EXERCISE PROMPT -
Without including the pictures, copy out every line below.

AVAILABLE DATA -
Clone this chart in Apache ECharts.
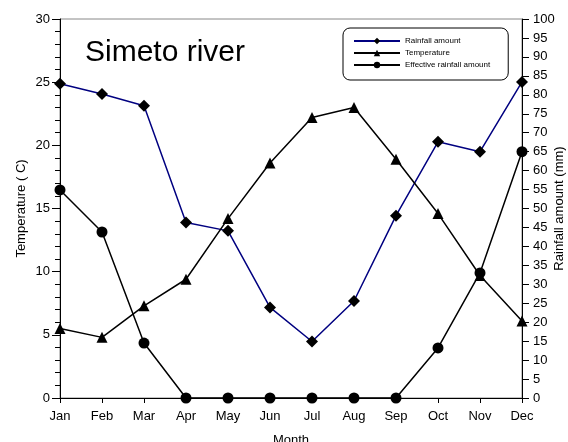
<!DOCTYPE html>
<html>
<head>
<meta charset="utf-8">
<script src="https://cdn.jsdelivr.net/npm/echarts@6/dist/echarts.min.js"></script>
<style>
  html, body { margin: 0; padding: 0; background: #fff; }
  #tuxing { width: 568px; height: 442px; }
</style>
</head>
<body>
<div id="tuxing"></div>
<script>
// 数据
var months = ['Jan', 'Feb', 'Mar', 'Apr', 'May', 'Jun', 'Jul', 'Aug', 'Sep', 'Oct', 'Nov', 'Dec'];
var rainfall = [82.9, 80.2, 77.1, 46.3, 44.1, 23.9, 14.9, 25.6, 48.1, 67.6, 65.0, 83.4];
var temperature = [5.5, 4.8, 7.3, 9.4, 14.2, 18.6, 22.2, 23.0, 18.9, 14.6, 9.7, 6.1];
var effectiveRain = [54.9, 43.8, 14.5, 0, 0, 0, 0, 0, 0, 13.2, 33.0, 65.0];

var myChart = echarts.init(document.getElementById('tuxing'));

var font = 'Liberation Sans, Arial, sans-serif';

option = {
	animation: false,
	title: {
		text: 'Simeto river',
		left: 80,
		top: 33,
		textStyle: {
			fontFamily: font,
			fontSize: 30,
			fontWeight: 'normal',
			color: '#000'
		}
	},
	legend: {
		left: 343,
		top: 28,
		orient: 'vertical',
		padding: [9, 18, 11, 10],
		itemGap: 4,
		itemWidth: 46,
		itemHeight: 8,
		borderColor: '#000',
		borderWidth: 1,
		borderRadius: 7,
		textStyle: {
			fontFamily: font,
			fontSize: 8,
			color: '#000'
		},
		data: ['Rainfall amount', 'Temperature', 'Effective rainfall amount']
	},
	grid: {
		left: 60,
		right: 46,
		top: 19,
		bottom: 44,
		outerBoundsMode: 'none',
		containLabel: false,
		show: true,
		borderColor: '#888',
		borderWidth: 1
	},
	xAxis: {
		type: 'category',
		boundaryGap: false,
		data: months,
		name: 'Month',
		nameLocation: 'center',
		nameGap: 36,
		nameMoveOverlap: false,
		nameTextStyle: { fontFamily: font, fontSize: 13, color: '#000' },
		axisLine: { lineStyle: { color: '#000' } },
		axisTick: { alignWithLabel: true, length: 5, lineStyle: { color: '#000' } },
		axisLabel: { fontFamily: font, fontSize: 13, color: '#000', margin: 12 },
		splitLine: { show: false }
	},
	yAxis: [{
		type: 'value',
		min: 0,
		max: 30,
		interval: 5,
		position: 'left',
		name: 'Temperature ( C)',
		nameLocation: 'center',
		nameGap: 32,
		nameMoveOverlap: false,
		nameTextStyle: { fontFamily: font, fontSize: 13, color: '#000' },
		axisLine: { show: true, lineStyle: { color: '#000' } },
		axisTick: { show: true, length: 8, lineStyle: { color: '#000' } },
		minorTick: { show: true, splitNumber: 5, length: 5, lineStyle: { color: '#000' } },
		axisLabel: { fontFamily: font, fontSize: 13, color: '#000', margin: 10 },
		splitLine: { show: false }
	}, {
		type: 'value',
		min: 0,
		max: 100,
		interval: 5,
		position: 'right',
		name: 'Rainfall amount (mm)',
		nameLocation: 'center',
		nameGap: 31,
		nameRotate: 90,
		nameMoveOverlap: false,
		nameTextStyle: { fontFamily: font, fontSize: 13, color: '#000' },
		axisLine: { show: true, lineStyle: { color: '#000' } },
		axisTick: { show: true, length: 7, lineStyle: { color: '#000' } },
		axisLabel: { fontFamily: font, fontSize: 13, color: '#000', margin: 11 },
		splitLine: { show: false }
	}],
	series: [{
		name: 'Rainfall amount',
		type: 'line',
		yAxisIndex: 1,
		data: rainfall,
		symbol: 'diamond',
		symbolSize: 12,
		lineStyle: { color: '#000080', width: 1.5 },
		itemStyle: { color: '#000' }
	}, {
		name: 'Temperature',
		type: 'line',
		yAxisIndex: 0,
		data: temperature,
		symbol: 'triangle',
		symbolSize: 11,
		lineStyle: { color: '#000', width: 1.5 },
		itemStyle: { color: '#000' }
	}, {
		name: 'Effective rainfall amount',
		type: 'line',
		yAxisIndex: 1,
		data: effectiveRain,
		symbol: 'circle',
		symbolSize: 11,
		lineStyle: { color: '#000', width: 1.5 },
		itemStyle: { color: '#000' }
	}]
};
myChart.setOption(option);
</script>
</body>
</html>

EXERCISE OUTPUT -
Clone this chart in Apache ECharts.
<!DOCTYPE html>
<html>
<head>
<meta charset="utf-8">
<script src="https://cdn.jsdelivr.net/npm/echarts@6/dist/echarts.min.js"></script>
<style>
  html, body { margin: 0; padding: 0; background: #fff; }
  #tuxing { width: 568px; height: 442px; }
</style>
</head>
<body>
<div id="tuxing"></div>
<script>
// 数据
var months = ['Jan', 'Feb', 'Mar', 'Apr', 'May', 'Jun', 'Jul', 'Aug', 'Sep', 'Oct', 'Nov', 'Dec'];
var rainfall = [82.9, 80.2, 77.1, 46.3, 44.1, 23.9, 14.9, 25.6, 48.1, 67.6, 65.0, 83.4];
var temperature = [5.5, 4.8, 7.3, 9.4, 14.2, 18.6, 22.2, 23.0, 18.9, 14.6, 9.7, 6.1];
var effectiveRain = [54.9, 43.8, 14.5, 0, 0, 0, 0, 0, 0, 13.2, 33.0, 65.0];

var myChart = echarts.init(document.getElementById('tuxing'));

var font = 'Liberation Sans, Arial, sans-serif';

option = {
	animation: false,
	title: {
		text: 'Simeto river',
		left: 80,
		top: 33,
		textStyle: {
			fontFamily: font,
			fontSize: 30,
			fontWeight: 'normal',
			color: '#000'
		}
	},
	legend: {
		left: 343,
		top: 28,
		orient: 'vertical',
		padding: [9, 18, 11, 10],
		itemGap: 4,
		itemWidth: 46,
		itemHeight: 8,
		borderColor: '#000',
		borderWidth: 1,
		borderRadius: 7,
		textStyle: {
			fontFamily: font,
			fontSize: 8,
			color: '#000'
		},
		data: ['Rainfall amount', 'Temperature', 'Effective rainfall amount']
	},
	grid: {
		left: 60,
		right: 46,
		top: 19,
		bottom: 44,
		outerBoundsMode: 'none',
		containLabel: false,
		show: true,
		borderColor: '#888',
		borderWidth: 1
	},
	xAxis: {
		type: 'category',
		boundaryGap: false,
		data: months,
		name: 'Month',
		nameLocation: 'center',
		nameGap: 36,
		nameMoveOverlap: false,
		nameTextStyle: { fontFamily: font, fontSize: 13, color: '#000' },
		axisLine: { lineStyle: { color: '#000' } },
		axisTick: { alignWithLabel: true, length: 5, lineStyle: { color: '#000' } },
		axisLabel: { fontFamily: font, fontSize: 13, color: '#000', margin: 12 },
		splitLine: { show: false }
	},
	yAxis: [{
		type: 'value',
		min: 0,
		max: 30,
		interval: 5,
		position: 'left',
		name: 'Temperature ( C)',
		nameLocation: 'center',
		nameGap: 32,
		nameMoveOverlap: false,
		nameTextStyle: { fontFamily: font, fontSize: 13, color: '#000' },
		axisLine: { show: true, lineStyle: { color: '#000' } },
		axisTick: { show: true, length: 8, lineStyle: { color: '#000' } },
		minorTick: { show: true, splitNumber: 5, length: 5, lineStyle: { color: '#000' } },
		axisLabel: { fontFamily: font, fontSize: 13, color: '#000', margin: 10 },
		splitLine: { show: false }
	}, {
		type: 'value',
		min: 0,
		max: 100,
		interval: 5,
		position: 'right',
		name: 'Rainfall amount (mm)',
		nameLocation: 'center',
		nameGap: 31,
		nameRotate: 90,
		nameMoveOverlap: false,
		nameTextStyle: { fontFamily: font, fontSize: 13, color: '#000' },
		axisLine: { show: true, lineStyle: { color: '#000' } },
		axisTick: { show: true, length: 7, lineStyle: { color: '#000' } },
		axisLabel: { fontFamily: font, fontSize: 13, color: '#000', margin: 11 },
		splitLine: { show: false }
	}],
	series: [{
		name: 'Rainfall amount',
		type: 'line',
		yAxisIndex: 1,
		data: rainfall,
		symbol: 'diamond',
		symbolSize: 12,
		lineStyle: { color: '#000080', width: 1.5 },
		itemStyle: { color: '#000' }
	}, {
		name: 'Temperature',
		type: 'line',
		yAxisIndex: 0,
		data: temperature,
		symbol: 'triangle',
		symbolSize: 11,
		lineStyle: { color: '#000', width: 1.5 },
		itemStyle: { color: '#000' }
	}, {
		name: 'Effective rainfall amount',
		type: 'line',
		yAxisIndex: 1,
		data: effectiveRain,
		symbol: 'circle',
		symbolSize: 11,
		lineStyle: { color: '#000', width: 1.5 },
		itemStyle: { color: '#000' }
	}]
};
myChart.setOption(option);
</script>
</body>
</html>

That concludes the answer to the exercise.